Science only ASSUME there is the truth, thus no scientist will ever claim they have establish the truth, i.e. the true fact.
Popper asserted scientific truths are at best 'polished conjectures.'
This literally is correct because Science always start with 'conjectures; i.e. hypothesis then polished the hypothesis with evidences, test, and various scientific processes to arrive at a
qualified* [conditional] level of certainty they accept as scientific truths.
* it will change if new evidence prove otherwise.
You have a problem with understanding what is essentially "intersubjective consensus".
Scientists themselves don't claim it but it is from the meta-deliberation of the Philosophy of Science that philosophers observe there is a process of "intersubjective consensus" involved in the concluding of scientific conclusions as theories.

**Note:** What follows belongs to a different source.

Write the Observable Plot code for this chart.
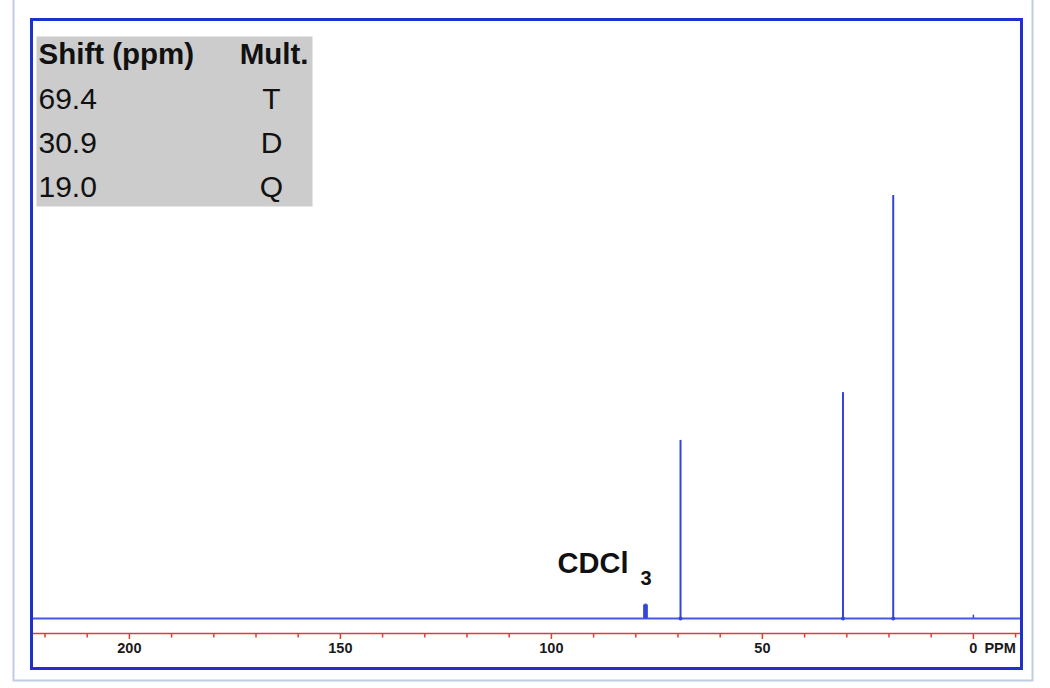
<!DOCTYPE html>
<html>
<head>
<meta charset="utf-8">
<script src="https://cdn.jsdelivr.net/npm/d3@7"></script>
<script src="https://cdn.jsdelivr.net/npm/@observablehq/plot@0.6"></script>
<style>
  html, body { margin: 0; padding: 0; background: #ffffff; }
  #chart svg { display: block; }
</style>
</head>
<body>
<div id="chart"></div>
<script>
// ---- data ----
const shiftPpm = [69.4, 30.9, 19.0];
const multiplicity = ["T", "D", "Q"];
const peakHeight = [42.1, 53.4, 100];          // relative intensity
const solventPpm = [78.0, 77.7, 77.4];          // CDCl3 triplet
const solventHeight = [3.2, 3.4, 3.2];
const solventLabel = "CDCl";
const solventSub = "3";
const tmsPpm = [0];
const tmsHeight = [0.8];
const tableHeader = ["Shift (ppm)", "Mult."];
const tickValues = d3.range(220, -11, -10);
const labelTicks = [200, 150, 100, 50, 0];
const unitLabel = "PPM";

// ---- layout ----
const W = 1050, H = 688;
const mL = 31, mR = 29, mT = 19, mB = 20;
const xDomain = [223.2, -11.4];
const yDomain = [-11.82, 141.6];
const innerH = H - mT - mB;
const unitsPerPx = (yDomain[1] - yDomain[0]) / innerH;
const below = px => -px * unitsPerPx;   // data value px pixels below the baseline

const peaks = shiftPpm.map((p, i) => ({ppm: p, h: peakHeight[i]}));
const solvent = solventPpm.map((p, i) => ({ppm: p, h: solventHeight[i]}));
const tms = tmsPpm.map((p, i) => ({ppm: p, h: tmsHeight[i]}));
const solventTop = {ppm: d3.mean(solventPpm), h: d3.max(solventHeight)};

const blue = "#3346dc";
const frameBlue = "#1f30cf";
const red = "#e23a3a";
const font = "'Liberation Sans', Arial, Helvetica, sans-serif";

const axisY = below(15);
const tableMarks = [];
tableMarks.push(Plot.text([tableHeader[0]], {text: d => d, frameAnchor: "top-left", dx: 7, dy: 35,
  textAnchor: "start", lineAnchor: "middle", fontSize: 29.5, fontWeight: "bold", fill: "#111"}));
tableMarks.push(Plot.text([tableHeader[1]], {text: d => d, frameAnchor: "top-left", dx: 277, dy: 35,
  textAnchor: "end", lineAnchor: "middle", fontSize: 29.5, fontWeight: "bold", fill: "#111"}));
shiftPpm.forEach((s, i) => {
  tableMarks.push(Plot.text([s.toFixed(1)], {text: d => d, frameAnchor: "top-left", dx: 7, dy: 80 + 44 * i,
    textAnchor: "start", lineAnchor: "middle", fontSize: 30, fill: "#111"}));
  tableMarks.push(Plot.text([multiplicity[i]], {text: d => d, frameAnchor: "top-left", dx: 240, dy: 80 + 44 * i,
    textAnchor: "middle", lineAnchor: "middle", fontSize: 30, fill: "#111"}));
});

const chart = Plot.plot({
  width: W, height: H,
  marginLeft: mL, marginRight: mR, marginTop: mT, marginBottom: mB,
  style: {fontFamily: font, background: "#ffffff", overflow: "visible"},
  x: {domain: xDomain, axis: null},
  y: {domain: yDomain, axis: null},
  marks: [
    // outer light border
    Plot.frame({stroke: "#bfcde0", strokeWidth: 2, insetLeft: -18, insetRight: -11, insetBottom: -12, insetTop: -40}),
    // table box
    Plot.frame({fill: "#cccccc", stroke: "none", insetLeft: 5, insetTop: 17, insetRight: 709, insetBottom: 462}),
    ...tableMarks,
    // baseline of spectrum
    Plot.ruleY([0], {stroke: "#4659e4", strokeWidth: 2}),
    // red ppm axis
    Plot.ruleY([axisY], {stroke: red, strokeWidth: 1.5}),
    Plot.ruleX(tickValues, {x: d => d, y1: axisY, y2: d => axisY + below(d % 50 === 0 ? 6 : 4.5), stroke: red, strokeWidth: 1.5}),
    Plot.text(labelTicks, {x: d => d, y: below(30), text: d => String(d), fontSize: 14.5, fontWeight: 900, fill: "#1a1a1a"}),
    Plot.text([0], {x: d => d, y: below(30), text: () => unitLabel, dx: 11, textAnchor: "start", fontSize: 14.5, fontWeight: 900, fill: "#1a1a1a"}),
    // peaks
    Plot.ruleX(solvent, {x: "ppm", y1: 0, y2: "h", stroke: blue, strokeWidth: 2.2}),
    Plot.ruleX(peaks, {x: "ppm", y1: 0, y2: "h", stroke: blue, strokeWidth: 2}),
    Plot.ruleX(tms, {x: "ppm", y1: 0, y2: "h", stroke: blue, strokeWidth: 1.5}),
    Plot.dot(peaks, {x: "ppm", y: 0, r: 2, fill: blue, stroke: "none"}),
    // solvent label
    Plot.text([solventTop], {x: "ppm", y: "h", text: () => solventLabel, dx: -17, dy: -31,
      textAnchor: "end", lineAnchor: "bottom", fontSize: 29, fontWeight: "bold", fill: "#111"}),
    Plot.text([solventTop], {x: "ppm", y: "h", text: () => solventSub, dx: -5, dy: -19,
      textAnchor: "start", lineAnchor: "bottom", fontSize: 20, fontWeight: "bold", fill: "#111"}),
    // plot frame
    Plot.frame({stroke: frameBlue, strokeWidth: 3})
  ]
});
document.getElementById("chart").append(chart);
</script>
</body>
</html>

Do you deny there is an inherent processes intersubjective consensus in arriving at a scientific theory, truth and fact.
Oh, ffs. Read what I wrote, and really try to understand.
Yes, scientists arrive at theories by means of intersubjective consensus - an on-going process of checking to confirm results. And yes, the sensible ones never say: this is the truth - we've found the actual answer and we can't be wrong. Yes, their conclusions are always provisional, if only because of the problem of induction. Do you follow, AE? Yes to all of this. I know about it, and I understand it. Do you understand that?
Now, look at the difference between that and what you say here:
'Do you deny there is [sic] an [sic] inherent processes intersubjective consensus [sic] in arriving at a scientific theory, truth and fact[?]'
Yes, scientists arrive at theories (explanations) by means of processes of intersubjective consesnsus. (Pay attention to what I've just said.)
But no, scientists don't even begin to assume that processes of intersubjective consensus produce what we call 'truth' and 'fact'. And to say that what we call truth and fact are and can only be the products of intersubjective consesnsus is so utterly wrong that it's staggering.